It all started with a “harmless” joke.
Andie, just beginning their conversion to Judaism, was simply trying to connect with their family at the movies. On any given day, Andie is generally guarded around their family, and with good cause. “A lot of members of my family of origin are pretty homophobic and say a lot of really insensitive or offensive things — before and after I came out.” Ready to endure and respond to this kind of behavior, they set off to hopefully make the best of an evening together.
But their cousin had other ideas. Andie was extremely close with this cousin and his sister, “they were basically two extra members of my family.” But “as we grew up, he really started saying and doing things that were not ok — being really sexist, being really homophobic.” And Andie tried to avoid him and stay in a space that made them feel safe, but he caught them off guard.
While waiting in line for popcorn, their cousin decided now was his moment. He said, “Why are the rabbis running down the street? They were chasing a penny.” Andie was stunned. They were ready to hear offensive comments, but not about their newly found religion. Andie’s safe space was torn apart.
No one thought there was anything wrong with Andie’s cousin’s casual antisemitism, not even their mother, who as a devout Christian that believes Christians are persecuted in American society, might be the one person to truly get it. But she simply dismissed Andie’s concern with, “Don’t pay attention to it.”

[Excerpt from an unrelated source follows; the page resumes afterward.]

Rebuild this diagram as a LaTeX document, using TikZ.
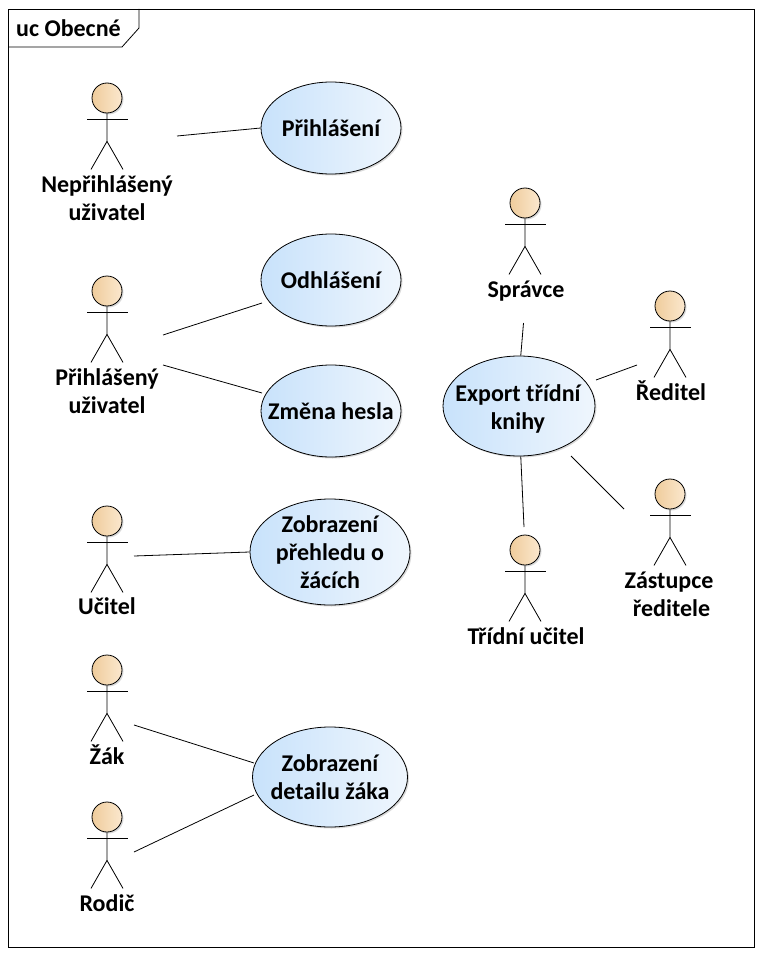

Andie’s family has a history of not understanding where they’re coming from. “I’m neurodivergent, I do and say weird things and I have a very funky sense of humor, and I kind of feel like that puts a target on me a little bit with my family.” And on top of that, they grew up in a far-right-leaning, religious household where they were told their whole lives that being gay was bad — “It’s sinful.”
They were taught that religion was not a welcoming place for all, until they discovered there was more out there than what their family believed. “When I explored more about other religions I was like, ‘Oh, so it’s not all bad, it can even be a really positive thing in somebody’s life.’”
They’ve since become more devoutly Jewish and find it healing, Shabbat in particular. “It’s an anticapitalistic practice that’s very important to me in my life, and also, as somebody with a lot of chronic illnesses, I need time where I am basically just doing nothing to heal my body and rest my neshama (soul) after a long week of working.”
Still, when they go to visit their family, they aren’t being respected or accepted, so they try and find ways to work around their family’s expectations, like dressing in ways that will be approved of — shorts and a t-shirt instead of long sleeves and a long skirt — or trying to keep kosher in their own quiet way even though their grandmother insists on offering them shrimp in a manner that feels to Andie like it’s a “power play.”
Fortunately, Andie has found their chosen family — people who make them feel seen — throughout their conversion to Judaism while at college and beyond into their new life. “I live 3,000 miles away now and I’ve cultivated a really good group of people who understand my quirks, and I feel very loved.”
And so, it didn’t all start with a joke, but maybe that’s where it all ends.